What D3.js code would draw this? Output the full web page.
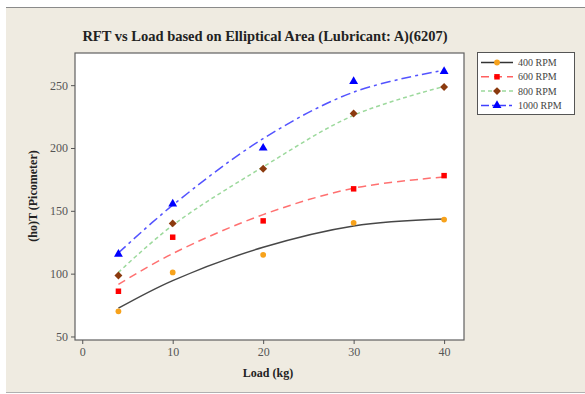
<!DOCTYPE html>
<html><head><meta charset="utf-8">
<script src="https://cdn.jsdelivr.net/npm/d3@7"></script>
<style>
html,body{margin:0;padding:0;background:#fff;}
svg{display:block;}
</style></head>
<body>
<svg id="chart" width="585" height="394"></svg>
<script>
const loads = [4, 10, 20, 30, 40];
const seriesNames = ["400 RPM", "600 RPM", "800 RPM", "1000 RPM"];
const rpm400 = [70, 101, 115, 140.5, 143];
const rpm600 = [86, 129, 142, 167.5, 178];
const rpm800 = [98.5, 140, 183.5, 227.5, 248.5];
const rpm1000 = [115.5, 155.5, 200, 253, 261];
// fitted trend lines at the same loads
const fit400 = [72.5, 94.5, 121, 138, 143.5];
const fit600 = [91.5, 116, 147, 168, 177];
const fit800 = [101, 138.5, 185, 226, 249];
const fit1000 = [116.5, 154.5, 207.5, 244.5, 262];
const xTicks = [0, 10, 20, 30, 40];
const yTicks = [50, 100, 150, 200, 250];

const svg = d3.select("#chart");
const W = 585, H = 394;
svg.append("rect").attr("x",0).attr("y",0).attr("width",W).attr("height",H).attr("fill","#ffffff");
svg.append("rect").attr("x",6).attr("y",8).attr("width",W-6).attr("height",384).attr("fill","#EFEBE1");
svg.append("line").attr("x1",6).attr("x2",W).attr("y1",7.5).attr("y2",7.5).attr("stroke","#8a8a8a").attr("stroke-width",1);
svg.append("line").attr("x1",6).attr("x2",W).attr("y1",392.5).attr("y2",392.5).attr("stroke","#b0b0b0").attr("stroke-width",1);

const pL = 75, pR = 464, pT = 53, pB = 340;
const x = d3.scaleLinear().domain([-0.8, 42.2]).range([pL, pR]);
const y = d3.scaleLinear().domain([47.2, 275.6]).range([pB, pT]);

svg.append("rect").attr("x",pL).attr("y",pT).attr("width",pR-pL).attr("height",pB-pT)
  .attr("fill","#ffffff").attr("stroke","#606060").attr("stroke-width",1.2);

const font = "'Liberation Serif', 'DejaVu Serif', serif";

// axes
const xAxis = svg.append("g").attr("transform",`translate(0,${pB})`)
  .call(d3.axisBottom(x).tickValues(xTicks).tickSize(4).tickPadding(3));
const yAxis = svg.append("g").attr("transform",`translate(${pL},0)`)
  .call(d3.axisLeft(y).tickValues(yTicks).tickSize(4).tickPadding(3));
[xAxis, yAxis].forEach(g => {
  g.select(".domain").remove();
  g.selectAll(".tick line").attr("stroke","#555");
  g.selectAll(".tick text").attr("fill","#555").style("font-family",font).style("font-size","12px");
});

svg.append("text").attr("x",265).attr("y",41).attr("text-anchor","middle")
  .style("font-family",font).style("font-weight","bold").style("font-size","14.5px").attr("fill","#222")
  .text("RFT vs Load based on Elliptical Area (Lubricant: A)(6207)");
svg.append("text").attr("x",268).attr("y",377).attr("text-anchor","middle")
  .style("font-family",font).style("font-weight","bold").style("font-size","12px").attr("fill","#222")
  .text("Load (kg)");
svg.append("text").attr("transform","translate(37,196) rotate(-90)").attr("text-anchor","middle")
  .style("font-family",font).style("font-weight","bold").style("font-size","12px").attr("fill","#222")
  .text("(ho)T (Picometer)");

const series = [
  {name: seriesNames[0], pts: rpm400, fit: fit400, line: "#333333", dash: null, mark: "#F7A21B", sym: d3.symbolCircle, size: 26, op: 0.9},
  {name: seriesNames[1], pts: rpm600, fit: fit600, line: "#FF6060", dash: "8,5", mark: "#FF0000", sym: d3.symbolSquare, size: 30, op: 0.9},
  {name: seriesNames[2], pts: rpm800, fit: fit800, line: "#9CD99C", dash: "4,3", mark: "#8B3A0E", sym: d3.symbolDiamond2, size: 40, op: 1},
  {name: seriesNames[3], pts: rpm1000, fit: fit1000, line: "#4040FF", dash: "10,4,3,4", mark: "#0000FF", sym: d3.symbolTriangle, size: 34, op: 0.9}
];

const lineGen = d3.line().x(d => x(d[0])).y(d => y(d[1])).curve(d3.curveCatmullRom);
series.forEach(s => {
  svg.append("path").datum(loads.map((l,i)=>[l, s.fit[i]])).attr("d", lineGen)
    .attr("fill","none").attr("stroke", s.line).attr("stroke-width",1.5).attr("opacity", s.op)
    .attr("stroke-dasharray", s.dash);
});
series.forEach(s => {
  svg.append("g").selectAll("path").data(loads.map((l,i)=>[l, s.pts[i]])).join("path")
    .attr("transform", d => `translate(${x(d[0])},${y(d[1])})`)
    .attr("d", d3.symbol().type(s.sym).size(s.size)).attr("fill", s.mark);
});

// legend
const lg = svg.append("g");
lg.append("rect").attr("x",477.5).attr("y",52.5).attr("width",97).attr("height",62)
  .attr("fill","#ffffff").attr("stroke","#555").attr("stroke-width",1);
series.forEach((s,i) => {
  const yy = 62.5 + i*14.3;
  lg.append("line").attr("x1",481).attr("x2",513).attr("y1",yy).attr("y2",yy)
    .attr("stroke", s.line).attr("stroke-width",1.5).attr("stroke-dasharray", s.dash ? (i===3 ? "8,3,3,3" : s.dash) : null);
  lg.append("path").attr("transform",`translate(497,${yy})`).attr("d", d3.symbol().type(s.sym).size(s.size)).attr("fill", s.mark);
  lg.append("text").attr("x",518).attr("y",yy+3.5).style("font-family",font).style("font-size","10px")
    .attr("fill","#444").text(s.name);
});
</script>
</body></html>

▶ **Given task**: Copy nothing but the lines from the first one in the listing through the line with "const yTicks = [50, 100, 150, 200, 250];", and omit the pictures.

▶ **Response below**:
What D3.js code would draw this? Output the full web page.
<!DOCTYPE html>
<html><head><meta charset="utf-8">
<script src="https://cdn.jsdelivr.net/npm/d3@7"></script>
<style>
html,body{margin:0;padding:0;background:#fff;}
svg{display:block;}
</style></head>
<body>
<svg id="chart" width="585" height="394"></svg>
<script>
const loads = [4, 10, 20, 30, 40];
const seriesNames = ["400 RPM", "600 RPM", "800 RPM", "1000 RPM"];
const rpm400 = [70, 101, 115, 140.5, 143];
const rpm600 = [86, 129, 142, 167.5, 178];
const rpm800 = [98.5, 140, 183.5, 227.5, 248.5];
const rpm1000 = [115.5, 155.5, 200, 253, 261];
// fitted trend lines at the same loads
const fit400 = [72.5, 94.5, 121, 138, 143.5];
const fit600 = [91.5, 116, 147, 168, 177];
const fit800 = [101, 138.5, 185, 226, 249];
const fit1000 = [116.5, 154.5, 207.5, 244.5, 262];
const xTicks = [0, 10, 20, 30, 40];
const yTicks = [50, 100, 150, 200, 250];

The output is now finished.